Mail Exchange records (MX) are used to point a domains email to the correct email server. If you wish to use a 3rd party email service such as Gmail you will need to disable our mail service and update these records. We have a guide for using a 3rd party MX records here.


CNAME Records

records-edit-cname

Name: The alias you give to the real host name.
TTL: Time To Live, How long in seconds it will take any change to go into effect.
Data: The domain you wish to alias.

Canonical Name records (CNAME records) is a type of record used to specify that a domain name is an alias for another domain.


TXT records

records-edit-txt

Name: The host for the domain name. Normally left blank.
TTL: Time To Live, How long in seconds it will take any change to go into effect.
Data: Free form text data of any type.

A TXT record (short for text record) is a type of resource record in the Domain Name System (DNS) used to provide the ability to associate some arbitrary and unformatted text with a host or other name, such as human readable information about a server, network, data center, and other accounting information.


SRV Records

records-edit-srv

Name: This part determines what domain or sub-domain is used.
Priority: If using multiple servers then you would use different records, 10, 20 etc. The lowest value gets highest priority.
Weight: This is only used if you have multiple endpoints for your application. It’s to help with balancing the load between different servers. Most of the time this can be set to “0” (zero) as it’s not required.
Port: This is the port number for the application you’re using. In our example, it could be something random like 9742.
Data: This is the target, which has to be a valid A record which points to an IP address

A Service record (SRV record) is a specification of data in the Domain Name System defining the location, i.e. the hostname and port number, of servers for specified services.

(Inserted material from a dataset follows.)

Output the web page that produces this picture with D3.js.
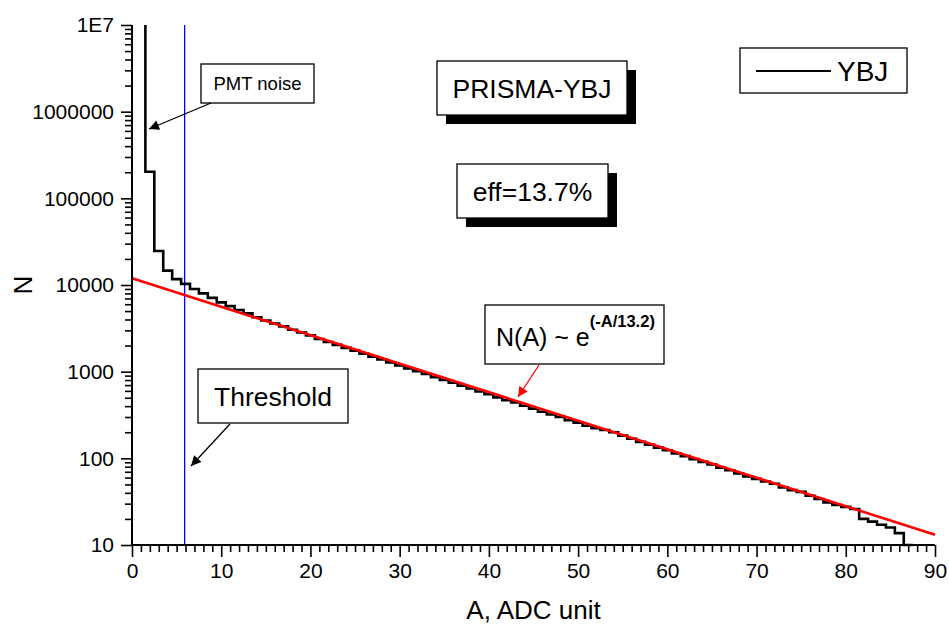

How to configure SRV records for Lync


AAAA Records

records-edit-aaaa

Name: The sub domain for the record.
TTL: Time To Live, How long in seconds it will take any change to go into effect.
Data: The Ipv6 address of the server.

The AAAA record is similar to the A record, but it allows you to point the domain to an Ipv6 address.


Instant Access/Testing URLs

An instant domain alias is an additional web address that gives access to your Web site when you don’t have a real domain name or when your real domain name is temporarily unavailable. Instant domain aliases are generated randomly based on your provider’s domain name and can’t be changed.

Enabling & Accessing a Instant Access URL

  1. Navigate to Domain Settings > Domain Info.
  2. Select the domain you wish to access/enable the instant access URL for.
  3. Select the Edit icon in the Web Service section.
  4. Within the Instant access domain alias section, select the Enable Icon if it is currently disabled.
  5. Click the Apply button at the top of the page.
  6. Select the Magnifying Glass icon next to the instant access URL.